***** SOURCE DATA *****

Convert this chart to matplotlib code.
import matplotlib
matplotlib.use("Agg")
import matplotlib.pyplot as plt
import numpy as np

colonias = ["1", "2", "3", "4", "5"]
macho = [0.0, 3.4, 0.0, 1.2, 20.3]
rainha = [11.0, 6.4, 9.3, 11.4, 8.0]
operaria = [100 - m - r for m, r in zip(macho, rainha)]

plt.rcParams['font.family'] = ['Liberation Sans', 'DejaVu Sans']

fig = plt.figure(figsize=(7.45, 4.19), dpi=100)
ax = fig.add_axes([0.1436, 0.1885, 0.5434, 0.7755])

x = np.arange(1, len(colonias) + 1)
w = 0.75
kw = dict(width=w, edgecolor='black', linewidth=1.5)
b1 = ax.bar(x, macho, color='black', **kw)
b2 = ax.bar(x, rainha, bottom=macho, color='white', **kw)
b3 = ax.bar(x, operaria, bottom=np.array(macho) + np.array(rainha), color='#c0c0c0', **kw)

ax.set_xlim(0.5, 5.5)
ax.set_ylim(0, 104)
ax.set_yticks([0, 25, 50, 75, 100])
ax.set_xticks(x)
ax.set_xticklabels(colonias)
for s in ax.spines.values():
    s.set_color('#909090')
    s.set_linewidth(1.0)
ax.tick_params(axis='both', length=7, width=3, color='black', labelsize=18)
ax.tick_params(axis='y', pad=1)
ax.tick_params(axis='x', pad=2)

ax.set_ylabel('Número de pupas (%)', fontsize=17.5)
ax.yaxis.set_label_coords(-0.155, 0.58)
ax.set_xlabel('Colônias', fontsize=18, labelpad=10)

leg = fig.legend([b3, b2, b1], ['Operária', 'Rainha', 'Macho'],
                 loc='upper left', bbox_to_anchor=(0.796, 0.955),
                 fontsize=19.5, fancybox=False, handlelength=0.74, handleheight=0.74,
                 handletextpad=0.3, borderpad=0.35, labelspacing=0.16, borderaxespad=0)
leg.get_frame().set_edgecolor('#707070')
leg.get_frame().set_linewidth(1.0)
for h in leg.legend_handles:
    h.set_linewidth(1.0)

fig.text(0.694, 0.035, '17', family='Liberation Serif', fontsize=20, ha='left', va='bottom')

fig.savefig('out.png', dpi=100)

*****

● WORK TO COMPLETE: Copy out all of the lines above exactly.

● ANSWER BELOW:
Convert this chart to matplotlib code.
import matplotlib
matplotlib.use("Agg")
import matplotlib.pyplot as plt
import numpy as np

colonias = ["1", "2", "3", "4", "5"]
macho = [0.0, 3.4, 0.0, 1.2, 20.3]
rainha = [11.0, 6.4, 9.3, 11.4, 8.0]
operaria = [100 - m - r for m, r in zip(macho, rainha)]

plt.rcParams['font.family'] = ['Liberation Sans', 'DejaVu Sans']

fig = plt.figure(figsize=(7.45, 4.19), dpi=100)
ax = fig.add_axes([0.1436, 0.1885, 0.5434, 0.7755])

x = np.arange(1, len(colonias) + 1)
w = 0.75
kw = dict(width=w, edgecolor='black', linewidth=1.5)
b1 = ax.bar(x, macho, color='black', **kw)
b2 = ax.bar(x, rainha, bottom=macho, color='white', **kw)
b3 = ax.bar(x, operaria, bottom=np.array(macho) + np.array(rainha), color='#c0c0c0', **kw)

ax.set_xlim(0.5, 5.5)
ax.set_ylim(0, 104)
ax.set_yticks([0, 25, 50, 75, 100])
ax.set_xticks(x)
ax.set_xticklabels(colonias)
for s in ax.spines.values():
    s.set_color('#909090')
    s.set_linewidth(1.0)
ax.tick_params(axis='both', length=7, width=3, color='black', labelsize=18)
ax.tick_params(axis='y', pad=1)
ax.tick_params(axis='x', pad=2)

ax.set_ylabel('Número de pupas (%)', fontsize=17.5)
ax.yaxis.set_label_coords(-0.155, 0.58)
ax.set_xlabel('Colônias', fontsize=18, labelpad=10)

leg = fig.legend([b3, b2, b1], ['Operária', 'Rainha', 'Macho'],
                 loc='upper left', bbox_to_anchor=(0.796, 0.955),
                 fontsize=19.5, fancybox=False, handlelength=0.74, handleheight=0.74,
                 handletextpad=0.3, borderpad=0.35, labelspacing=0.16, borderaxespad=0)
leg.get_frame().set_edgecolor('#707070')
leg.get_frame().set_linewidth(1.0)
for h in leg.legend_handles:
    h.set_linewidth(1.0)

fig.text(0.694, 0.035, '17', family='Liberation Serif', fontsize=20, ha='left', va='bottom')

fig.savefig('out.png', dpi=100)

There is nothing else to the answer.